> **Exercise prompt**: Please output every line of the material as it stands, without the pictures.

> **Provided data**:
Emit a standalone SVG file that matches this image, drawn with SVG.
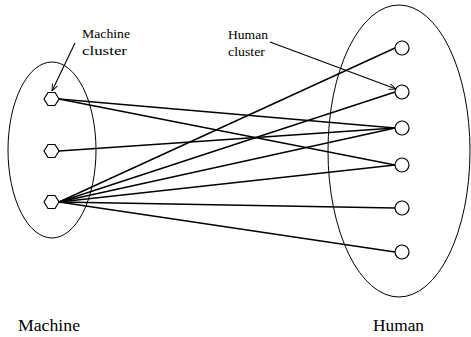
<svg xmlns="http://www.w3.org/2000/svg" width="471" height="337" viewBox="0 0 471 337">
<defs>
<style>
.cl{fill:none;stroke:#000;stroke-width:1}
.nd{fill:#fff;stroke:#000;stroke-width:1.2}
.ed{stroke:#000;stroke-width:1.4;fill:none}
.ar{stroke:#000;stroke-width:1.1;fill:none}
.t{font-family:"Liberation Serif","Times New Roman",serif;fill:#000}
</style>
<marker id="v" viewBox="0 0 10 10" refX="10" refY="5" markerWidth="7" markerHeight="7" orient="auto" markerUnits="userSpaceOnUse">
<path d="M0,1 L10,5 L0,9" fill="none" stroke="#000" stroke-width="1.3"/>
</marker>
</defs>
<rect width="471" height="337" fill="#fff"/>
<g id="machine-cluster">
<ellipse class="cl" cx="52" cy="150" rx="44" ry="88"/>
</g>
<g id="human-cluster">
<ellipse class="cl" cx="399" cy="151" rx="71" ry="146"/>
</g>
<g id="connectors">
<line class="ed" x1="59" y1="99" x2="395" y2="128"/>
<line class="ed" x1="59" y1="99" x2="395" y2="165"/>
<line class="ed" x1="59" y1="151" x2="395" y2="128"/>
<line class="ed" x1="59" y1="202" x2="395" y2="48"/>
<line class="ed" x1="59" y1="202" x2="395" y2="92"/>
<line class="ed" x1="59" y1="202" x2="395" y2="128"/>
<line class="ed" x1="59" y1="202" x2="395" y2="165"/>
<line class="ed" x1="59" y1="202" x2="395" y2="208"/>
<line class="ed" x1="59" y1="202" x2="395" y2="252"/>
<line class="ar" x1="75" y1="43" x2="52" y2="91" marker-end="url(#v)"/>
<line class="ar" x1="270" y1="42" x2="396" y2="89" marker-end="url(#v)"/>
</g>
<g id="m1"><polygon class="nd" points="44,99 48,92.5 55,92.5 59,99 55,105.5 48,105.5"/></g>
<g id="m2"><polygon class="nd" points="44,151 48,144.5 55,144.5 59,151 55,157.5 48,157.5"/></g>
<g id="m3"><polygon class="nd" points="44,202 48,195.5 55,195.5 59,202 55,208.5 48,208.5"/></g>
<g id="h1"><circle class="nd" cx="402" cy="48" r="7"/></g>
<g id="h2"><circle class="nd" cx="402" cy="92" r="7"/></g>
<g id="h3"><circle class="nd" cx="402" cy="128" r="7"/></g>
<g id="h4"><circle class="nd" cx="402" cy="165" r="7"/></g>
<g id="h5"><circle class="nd" cx="402" cy="208" r="7"/></g>
<g id="h6"><circle class="nd" cx="402" cy="252" r="7"/></g>
<g id="labels">
<text class="t" x="82" y="38" font-size="13" textLength="48" lengthAdjust="spacingAndGlyphs">Machine</text>
<text class="t" x="82" y="55" font-size="13" textLength="45" lengthAdjust="spacingAndGlyphs">cluster</text>
<text class="t" x="228" y="39" font-size="13" textLength="40" lengthAdjust="spacingAndGlyphs">Human</text>
<text class="t" x="228" y="56" font-size="13" textLength="37" lengthAdjust="spacingAndGlyphs">cluster</text>
<text class="t" x="18" y="331" font-size="16" textLength="62" lengthAdjust="spacingAndGlyphs">Machine</text>
<text class="t" x="373" y="331" font-size="16" textLength="51" lengthAdjust="spacingAndGlyphs">Human</text>
</g>
</svg>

> **Worked answer**:
Emit a standalone SVG file that matches this image, drawn with SVG.
<svg xmlns="http://www.w3.org/2000/svg" width="471" height="337" viewBox="0 0 471 337">
<defs>
<style>
.cl{fill:none;stroke:#000;stroke-width:1}
.nd{fill:#fff;stroke:#000;stroke-width:1.2}
.ed{stroke:#000;stroke-width:1.4;fill:none}
.ar{stroke:#000;stroke-width:1.1;fill:none}
.t{font-family:"Liberation Serif","Times New Roman",serif;fill:#000}
</style>
<marker id="v" viewBox="0 0 10 10" refX="10" refY="5" markerWidth="7" markerHeight="7" orient="auto" markerUnits="userSpaceOnUse">
<path d="M0,1 L10,5 L0,9" fill="none" stroke="#000" stroke-width="1.3"/>
</marker>
</defs>
<rect width="471" height="337" fill="#fff"/>
<g id="machine-cluster">
<ellipse class="cl" cx="52" cy="150" rx="44" ry="88"/>
</g>
<g id="human-cluster">
<ellipse class="cl" cx="399" cy="151" rx="71" ry="146"/>
</g>
<g id="connectors">
<line class="ed" x1="59" y1="99" x2="395" y2="128"/>
<line class="ed" x1="59" y1="99" x2="395" y2="165"/>
<line class="ed" x1="59" y1="151" x2="395" y2="128"/>
<line class="ed" x1="59" y1="202" x2="395" y2="48"/>
<line class="ed" x1="59" y1="202" x2="395" y2="92"/>
<line class="ed" x1="59" y1="202" x2="395" y2="128"/>
<line class="ed" x1="59" y1="202" x2="395" y2="165"/>
<line class="ed" x1="59" y1="202" x2="395" y2="208"/>
<line class="ed" x1="59" y1="202" x2="395" y2="252"/>
<line class="ar" x1="75" y1="43" x2="52" y2="91" marker-end="url(#v)"/>
<line class="ar" x1="270" y1="42" x2="396" y2="89" marker-end="url(#v)"/>
</g>
<g id="m1"><polygon class="nd" points="44,99 48,92.5 55,92.5 59,99 55,105.5 48,105.5"/></g>
<g id="m2"><polygon class="nd" points="44,151 48,144.5 55,144.5 59,151 55,157.5 48,157.5"/></g>
<g id="m3"><polygon class="nd" points="44,202 48,195.5 55,195.5 59,202 55,208.5 48,208.5"/></g>
<g id="h1"><circle class="nd" cx="402" cy="48" r="7"/></g>
<g id="h2"><circle class="nd" cx="402" cy="92" r="7"/></g>
<g id="h3"><circle class="nd" cx="402" cy="128" r="7"/></g>
<g id="h4"><circle class="nd" cx="402" cy="165" r="7"/></g>
<g id="h5"><circle class="nd" cx="402" cy="208" r="7"/></g>
<g id="h6"><circle class="nd" cx="402" cy="252" r="7"/></g>
<g id="labels">
<text class="t" x="82" y="38" font-size="13" textLength="48" lengthAdjust="spacingAndGlyphs">Machine</text>
<text class="t" x="82" y="55" font-size="13" textLength="45" lengthAdjust="spacingAndGlyphs">cluster</text>
<text class="t" x="228" y="39" font-size="13" textLength="40" lengthAdjust="spacingAndGlyphs">Human</text>
<text class="t" x="228" y="56" font-size="13" textLength="37" lengthAdjust="spacingAndGlyphs">cluster</text>
<text class="t" x="18" y="331" font-size="16" textLength="62" lengthAdjust="spacingAndGlyphs">Machine</text>
<text class="t" x="373" y="331" font-size="16" textLength="51" lengthAdjust="spacingAndGlyphs">Human</text>
</g>
</svg>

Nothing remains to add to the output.